Thanks again, Vex. You changed my life for good, for better, and forever. It's been a long time, pal. :) I hope you're doing wonderfully, because you don't deserve any less.

P.S. I'm currently reading "The Satanic Witch." It's marvelous and brilliant.



Re: Beyond Good and Evil

Well thank you very much for your inspiring and meaningful post, Ray, I am very pleased to have encouraged such intellectual pursuits!

Twilight of the Idols has remained my favourite piece for a decade now; I've not read pure philosophy for a while (taken up reading on politics and social psychology, largely). Before that, it was all about Camus!

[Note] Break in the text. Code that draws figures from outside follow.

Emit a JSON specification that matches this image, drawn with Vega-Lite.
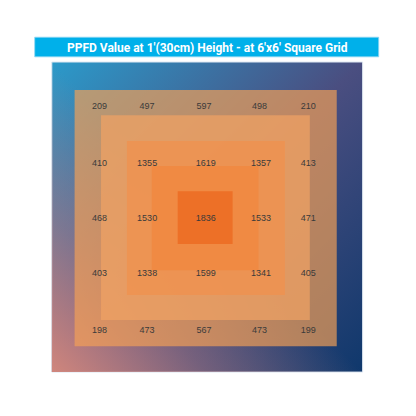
{
  "$schema": "https://vega.github.io/schema/vega-lite/v6.json",
  "width": 416,
  "height": 416,
  "autosize": {"type": "fit", "contains": "padding"},
  "padding": 0,
  "background": "white",
  "view": {"stroke": null},
  "datasets": {
    "grid": [{"x1": -3, "x2": 3, "y1": 3, "y2": -3}],
    "zones": [
      {"zone": "A", "x1": -2.56, "x2": 2.50, "y1": 2.46, "y2": -2.50},
      {"zone": "B", "x1": -2.05, "x2": 1.98, "y1": 1.97, "y2": -1.99},
      {"zone": "C", "x1": -1.55, "x2": 1.50, "y1": 1.47, "y2": -1.51},
      {"zone": "D", "x1": -1.07, "x2": 0.99, "y1": 0.99, "y2": -1.03},
      {"zone": "E", "x1": -0.57, "x2": 0.49, "y1": 0.50, "y2": -0.52}
    ],
    "ppfd": [
      {"x": -2.08, "y": 2.15, "v": 209}, {"x": -1.16, "y": 2.15, "v": 497}, {"x": -0.06, "y": 2.15, "v": 597}, {"x": 1.01, "y": 2.15, "v": 498}, {"x": 1.95, "y": 2.15, "v": 210},
      {"x": -2.08, "y": 1.04, "v": 410}, {"x": -1.16, "y": 1.04, "v": 1355}, {"x": -0.03, "y": 1.04, "v": 1619}, {"x": 1.04, "y": 1.04, "v": 1357}, {"x": 1.95, "y": 1.04, "v": 413},
      {"x": -2.08, "y": -0.01, "v": 468}, {"x": -1.16, "y": -0.01, "v": 1530}, {"x": -0.03, "y": -0.01, "v": 1836}, {"x": 1.04, "y": -0.01, "v": 1533}, {"x": 1.95, "y": -0.01, "v": 471},
      {"x": -2.08, "y": -1.08, "v": 403}, {"x": -1.16, "y": -1.08, "v": 1338}, {"x": -0.03, "y": -1.08, "v": 1599}, {"x": 1.04, "y": -1.08, "v": 1341}, {"x": 1.95, "y": -1.08, "v": 405},
      {"x": -2.08, "y": -2.18, "v": 198}, {"x": -1.16, "y": -2.18, "v": 473}, {"x": -0.06, "y": -2.18, "v": 567}, {"x": 1.01, "y": -2.18, "v": 473}, {"x": 1.95, "y": -2.18, "v": 199}
    ]
  },
  "encoding": {
    "x": {"type": "quantitative", "scale": {"domain": [-4.0, 4.03], "nice": false, "zero": false}, "axis": null},
    "y": {"type": "quantitative", "scale": {"domain": [-3.85, 4.2], "nice": false, "zero": false}, "axis": null}
  },
  "layer": [
    {
      "data": {"name": "grid"},
      "mark": {"type": "rect", "stroke": "#dfe8f2", "strokeWidth": 1,
        "color": {"gradient": "linear", "x1": 0, "y1": 0, "x2": 1, "y2": 1,
          "stops": [
            {"offset": 0, "color": "#2b9aca"},
            {"offset": 0.5, "color": "#4a4e80"},
            {"offset": 1, "color": "#0f386c"}
          ]}},
      "encoding": {"x": {"field": "x1"}, "x2": {"field": "x2"}, "y": {"field": "y1"}, "y2": {"field": "y2"}}
    },
    {
      "data": {"name": "grid"},
      "mark": {"type": "rect",
        "color": {"gradient": "linear", "x1": 0, "y1": 1, "x2": 1, "y2": 0,
          "stops": [
            {"offset": 0, "color": "rgba(208,134,124,1)"},
            {"offset": 0.25, "color": "rgba(200,130,130,0.45)"},
            {"offset": 0.5, "color": "rgba(200,130,130,0)"},
            {"offset": 1, "color": "rgba(200,130,130,0)"}
          ]}},
      "encoding": {"x": {"field": "x1"}, "x2": {"field": "x2"}, "y": {"field": "y1"}, "y2": {"field": "y2"}}
    },
    {
      "data": {"name": "zones"},
      "mark": {"type": "rect"},
      "encoding": {
        "x": {"field": "x1"}, "x2": {"field": "x2"}, "y": {"field": "y1"}, "y2": {"field": "y2"},
        "color": {"field": "zone", "type": "nominal", "legend": null,
          "scale": {"domain": ["A", "B", "C", "D", "E"], "range": ["#f5a055", "#f0a264", "#ef914f", "#f0883f", "#ec6b22"]}},
        "opacity": {"field": "zone", "type": "nominal", "legend": null,
          "scale": {"domain": ["A", "B", "C", "D", "E"], "range": [0.68, 0.85, 0.9, 0.92, 1]}}
      }
    },
    {
      "data": {"name": "ppfd"},
      "mark": {"type": "text", "font": "Liberation Sans", "fontSize": 9, "color": "#3a3a3a", "align": "center", "baseline": "middle"},
      "encoding": {"x": {"field": "x"}, "y": {"field": "y"}, "text": {"field": "v", "type": "nominal"}}
    },
    {
      "data": {"values": [{"t": "PPFD Value at 1'(30cm) Height - at 6'x6' Square Grid"}]},
      "mark": {"type": "rect", "color": "#00b0ea", "stroke": "#8fd6f2", "strokeWidth": 0.8},
      "encoding": {"x": {"datum": -3.33}, "x2": {"datum": 3.31}, "y": {"datum": 3.48}, "y2": {"datum": 3.10}}
    },
    {
      "data": {"values": [{"t": "PPFD Value at 1'(30cm) Height - at 6'x6' Square Grid"}]},
      "mark": {"type": "text", "font": "Roboto", "fontWeight": "bold", "fontSize": 12, "color": "white", "align": "center", "baseline": "middle", "dy": 1},
      "encoding": {"x": {"datum": 0}, "y": {"datum": 3.29}, "text": {"field": "t", "type": "nominal"}}
    }
  ]
}
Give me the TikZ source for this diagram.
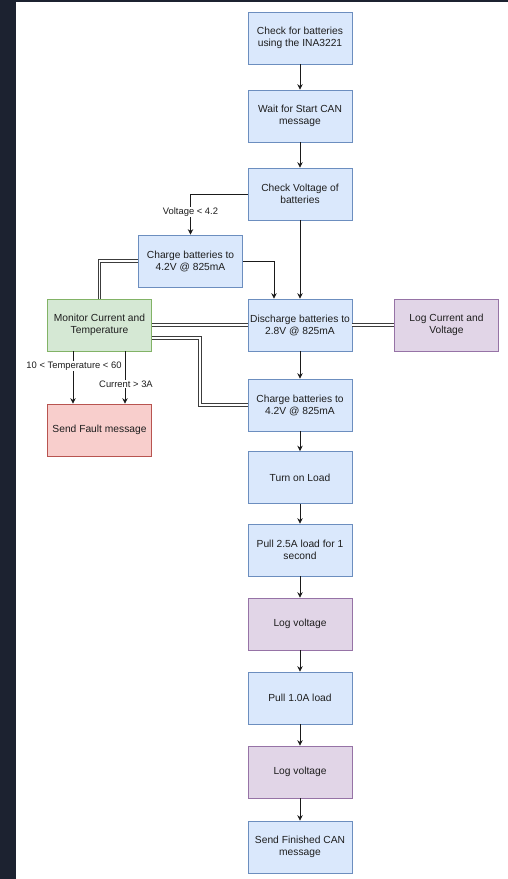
\documentclass[tikz,border=0pt]{standalone}
\usepackage{fontspec}
\setmainfont{Liberation Sans}
\usetikzlibrary{arrows.meta}
\definecolor{bluef}{HTML}{DAE8FC}\definecolor{blues}{HTML}{6C8EBF}
\definecolor{greenf}{HTML}{D5E8D4}\definecolor{greens}{HTML}{82B366}
\definecolor{redf}{HTML}{F8CECC}\definecolor{reds}{HTML}{B85450}
\definecolor{purpf}{HTML}{E1D5E7}\definecolor{purps}{HTML}{9673A6}
\definecolor{darkbg}{HTML}{1C2230}
\definecolor{txt}{HTML}{1E1E1E}
\definecolor{edge}{HTML}{1A1A1A}
\tikzset{
  box/.style={draw, line width=0.7pt, minimum width=104pt, minimum height=52pt, inner sep=0pt,
    align=center, text=txt, font=\fontsize{10.25pt}{12pt}\selectfont},
  bluebox/.style={box, fill=bluef, draw=blues},
  greenbox/.style={box, fill=greenf, draw=greens},
  redbox/.style={box, fill=redf, draw=reds},
  purpbox/.style={box, fill=purpf, draw=purps},
  arr/.style={draw=edge, line width=0.8pt, -{Stealth[length=5.5pt,width=5.5pt]}},
  link/.style={draw=edge!85, line width=0.75pt, double=white, double distance=1.9pt},
  elabel/.style={fill=white, inner sep=1pt, text=txt, font=\fontsize{9.4pt}{11pt}\selectfont}
}
\begin{document}
\begin{tikzpicture}[x=1pt,y=-1pt]
\useasboundingbox (0,0) rectangle (508,879);
\fill[white] (0,0) rectangle (508,879);
\fill[darkbg] (0,0) rectangle (16,879);
\fill[darkbg] (0,0) rectangle (508,2);

\node[bluebox] (b1) at (300,38) {Check for batteries\\using the INA3221};
\node[bluebox] (b2) at (300,116) {Wait for Start CAN\\message};
\node[bluebox] (chk) at (300,194) {Check Voltage of\\batteries};
\node[bluebox] (lch) at (190.5,261) {Charge batteries to\\4.2V @ 825mA};
\node[greenbox] (mon) at (99.5,325) {Monitor Current and\\Temperature};
\node[bluebox] (dis) at (300,325) {Discharge batteries to\\2.8V @ 825mA};
\node[purpbox] (logc) at (446.5,325) {Log Current and\\Voltage};
\node[redbox] (flt) at (99.5,430) {Send Fault message};
\node[bluebox] (rch) at (300,405) {Charge batteries to\\4.2V @ 825mA};
\node[bluebox] (ton) at (300,477.5) {Turn on Load};
\node[bluebox] (p25) at (300,550) {Pull 2.5A load for 1\\second};
\node[purpbox] (lv1) at (300,624) {Log voltage};
\node[bluebox] (p10) at (300,698) {Pull 1.0A load};
\node[purpbox] (lv2) at (300,772) {Log voltage};
\node[bluebox] (fin) at (300,847) {Send Finished CAN\\message};

\coordinate (d1) at (274,0);
\coordinate (m1) at (0,338);
\coordinate (m2) at (200,0);
\coordinate (t1) at (73,0);
\coordinate (t2) at (125,0);

\draw[arr] (b1) -- (b2);
\draw[arr] (b2) -- (chk);
\draw[arr] (chk.west) -| node[pos=0.72, elabel] {Voltage < 4.2} (lch.north);
\draw[arr] (chk) -- (dis);
\draw[arr] (lch.east) -| (dis.north -| d1);
\draw[arr] (dis) -- (rch);
\draw[arr] (rch) -- (ton);
\draw[arr] (ton) -- (p25);
\draw[arr] (p25) -- (lv1);
\draw[arr] (lv1) -- (p10);
\draw[arr] (p10) -- (lv2);
\draw[arr] (lv2) -- (fin);

\draw[link] (lch.west) -| (mon.north);
\draw[link] (mon.east) -- (dis.west);
\draw[link] (mon.east |- m1) -| (m2 |- rch.west) -- (rch.west);
\draw[link] (dis.east) -- (logc.west);

\draw[arr] (mon.south -| t1) -- (flt.north -| t1);
\draw[arr] (mon.south -| t2) -- (flt.north -| t2);
\node[elabel] (lt) at (74,366) {10 < Temperature < 60};
\node[elabel] (lc) at (126,384) {Current > 3A};
\end{tikzpicture}
\end{document}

All I can say is keep it up and I hope you can find ways of finding productive outlets for your zest - although you're now the one with formal qualifications so the tables have turned! It is only a few years ago that I started my first *degree* (in Social Sciences, with OpenUni), squeezing it around both a time-consuming career and new-family life!

Take care,

The Fall of Rome

Hey, you agree with Nietzsche's verdict in The Anti-Christ that Christianity was responsible for the fall of the Roman Empire?

Re: The Fall of Rome

I am unsure; I suspect that the internal politics and other stuff may well have caused its decline without Christianity; I think it made things worse but I don't *really* think it caused the decline. Once the decline had already started is when Christianity really became important ... and hastened the collapse. I think. The fall of the Roman Empire isn't something I know a whole lot about.